I’ve posted a copy of my Agile 2006 tutorial slides and notes for Skills for the Agile Designer on my website’s resources page. The tutorial was organized into skills for seeing problems, seeing and shaping solutions, and working in collaboration. In addition to introducing problem framing as a technique for identifying what questions to ask of your customer, I presented several ways for seeing and shaping your design. The last part of the tutorial covered some “soft” skills: how to recognize false arguments, handle design criticism, and how adjust to different design rhythms. So, if you want to know a bit more about red herrings, proof by ignorance, false dichotomies, shifting the goals posts, democratic fallacies, or the companion in guilt move, check out my tutorial notes.
A designer, especially one in an agile team, has to be a good communicator.
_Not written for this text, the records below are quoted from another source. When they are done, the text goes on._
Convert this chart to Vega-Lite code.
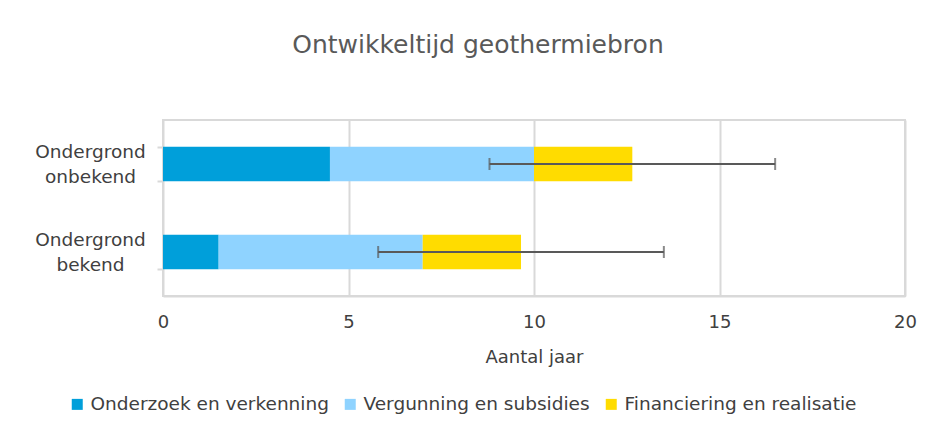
{
  "$schema": "https://vega.github.io/schema/vega-lite/v6.json",
  "width": 742,
  "height": 176,
  "autosize": {"type": "none"},
  "padding": {"left": 163, "top": 120, "right": 29, "bottom": 125},
  "background": "white",
  "config": {
    "font": "DejaVu Sans",
    "view": {"stroke": "#d9d9d9", "strokeWidth": 2}
  },
  "title": {
    "text": "Ontwikkeltijd geothermiebron",
    "fontSize": 25,
    "fontWeight": "normal",
    "color": "#595959",
    "anchor": "middle",
    "dx": -56,
    "offset": 53
  },
  "datasets": {
    "fasen": [
      {"cat": "Ondergrond onbekend", "fase": "Onderzoek en verkenning", "stap": 1, "jaar": 4.5},
      {"cat": "Ondergrond onbekend", "fase": "Vergunning en subsidies", "stap": 2, "jaar": 5.5},
      {"cat": "Ondergrond onbekend", "fase": "Financiering en realisatie", "stap": 3, "jaar": 2.65},
      {"cat": "Ondergrond bekend", "fase": "Onderzoek en verkenning", "stap": 1, "jaar": 1.5},
      {"cat": "Ondergrond bekend", "fase": "Vergunning en subsidies", "stap": 2, "jaar": 5.5},
      {"cat": "Ondergrond bekend", "fase": "Financiering en realisatie", "stap": 3, "jaar": 2.65}
    ],
    "fout": [
      {"cat": "Ondergrond onbekend", "laag": 8.8, "hoog": 16.5},
      {"cat": "Ondergrond bekend", "laag": 5.8, "hoog": 13.5}
    ]
  },
  "layer": [
    {
      "data": {"name": "fasen"},
      "mark": {"type": "bar"},
      "encoding": {
        "y": {
          "field": "cat",
          "type": "nominal",
          "sort": ["Ondergrond onbekend", "Ondergrond bekend"],
          "scale": {"paddingInner": 0.61, "paddingOuter": 0.305},
          "axis": {
            "title": null,
            "domain": false,
            "tickBand": "extent",
            "tickSize": 6,
            "tickColor": "#d9d9d9",
            "tickWidth": 2,
            "labelAlign": "center",
            "labelBaseline": "middle",
            "labelPadding": 67,
            "labelOffset": -13,
            "labelFontSize": 18.5,
            "labelLineHeight": 25,
            "labelColor": "#404040",
            "labelExpr": "split(datum.label, ' ')"
          }
        },
        "x": {
          "field": "jaar",
          "type": "quantitative",
          "stack": "zero",
          "title": "Aantal jaar",
          "scale": {"domain": [0, 20], "nice": false},
          "axis": {
            "title": "Aantal jaar",
            "values": [0, 5, 10, 15, 20],
            "ticks": false,
            "labelFlush": false,
            "domainColor": "#d9d9d9",
            "domainWidth": 2,
            "gridColor": "#d9d9d9",
            "gridWidth": 2,
            "labelFontSize": 18,
            "labelColor": "#404040",
            "labelPadding": 17,
            "titleFontSize": 18,
            "titleFontWeight": "normal",
            "titleColor": "#404040",
            "titlePadding": 17
          }
        },
        "color": {
          "field": "fase",
          "type": "nominal",
          "scale": {
            "domain": ["Onderzoek en verkenning", "Vergunning en subsidies", "Financiering en realisatie"],
            "range": ["#009fda", "#8fd3ff", "#ffdc00"]
          },
          "legend": {
            "title": null,
            "orient": "none",
            "direction": "horizontal",
            "legendX": -95,
            "legendY": 275,
            "symbolType": "square",
            "symbolSize": 121,
            "symbolStrokeWidth": 0,
            "labelFontSize": 18.5,
            "labelLimit": 0,
            "labelColor": "#404040",
            "labelOffset": 4,
            "columnPadding": 12
          }
        },
        "order": {"field": "stap", "type": "quantitative"}
      }
    },
    {
      "data": {"name": "fout"},
      "mark": {"type": "errorbar", "ticks": {"size": 12, "thickness": 2, "color": "#595959"}, "rule": {"strokeWidth": 2, "color": "#595959"}, "color": "#595959"},
      "encoding": {
        "y": {"field": "cat", "type": "nominal", "sort": ["Ondergrond onbekend", "Ondergrond bekend"]},
        "x": {"field": "laag", "type": "quantitative", "title": "Aantal jaar"},
        "x2": {"field": "hoog"}
      }
    }
  ]
}
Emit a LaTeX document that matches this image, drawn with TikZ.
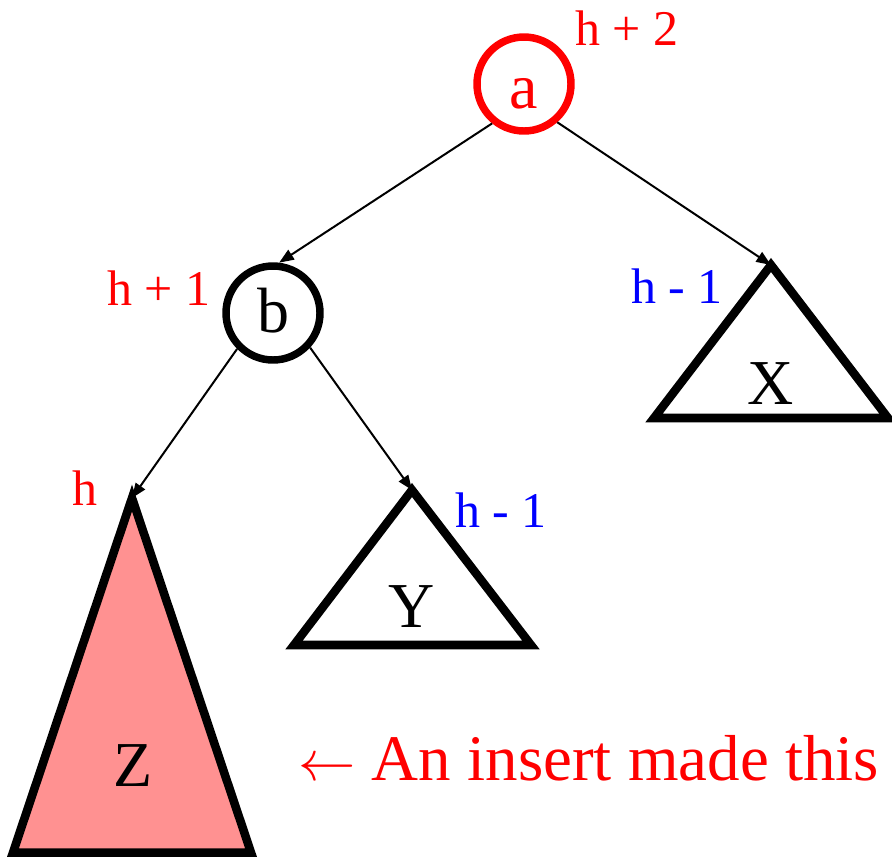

Part of being a good communicator means knowing how to tell a sound from an unsound argument, and then knowing techniques for countering certain arguments. By the way, argumentation isn’t the same as shouting or having a fight. When I’m talking about argumentation, I’m talking about having a discussion on some topic. I must caution you that while recognizing faulty reasoning in illogical arguments can be useful, it isn’t always easy to counteract.
For example, changing what is being argued for in mid-debate or “shifting the goalposts” is a common argument move to avoid criticism. As soon as an arguer sees a position becoming untenable, he or she shifts the point of discussion to a related, but more easily defended one (think how a stereotypical politician never directly answers the question you ask but answers tangentially…and you understand what it means to blatantly shift the goalposts). Most co-workers aren’t so blatant. But having reasoned discussions with someone who habitually shifts goalposts may not be easy. The best you can do is politely but insistently point out their shift, once you spot it, then try to steer the conversation back to the original topic.
Knowing the names of common argument moves comes in handy. Personally, it has helped me slightly detach during the heat of a discussion (in order to think just a bit before reacting). This has been a good thing. Instead of diving into debate or getting sidetracked or frustrated by faulty reasoning I can spot it for what it is and then try to reel in the conversation if possible.
During the tutorial I presented an example of a companion in guilt move, how a teenager might point out to a parent their inconsistency in how they apply the rules: “If Joe gets to do such and such, then why can’t I?” At this point, an attendee raised his hand and said, “How did you know that my name is Joe?” That brought down the house. After the tutorial I had a long conversation with Joe who thanked me for my presentation and said that dealing people effectively on an agile team was the hard stuff. New technology and tools are easily learned, but being aware (and knowing how to effectively work with your mates in spite of their biases and or backgrounds) requires daily diligence. Thanks, Joe. I enjoyed our conversation.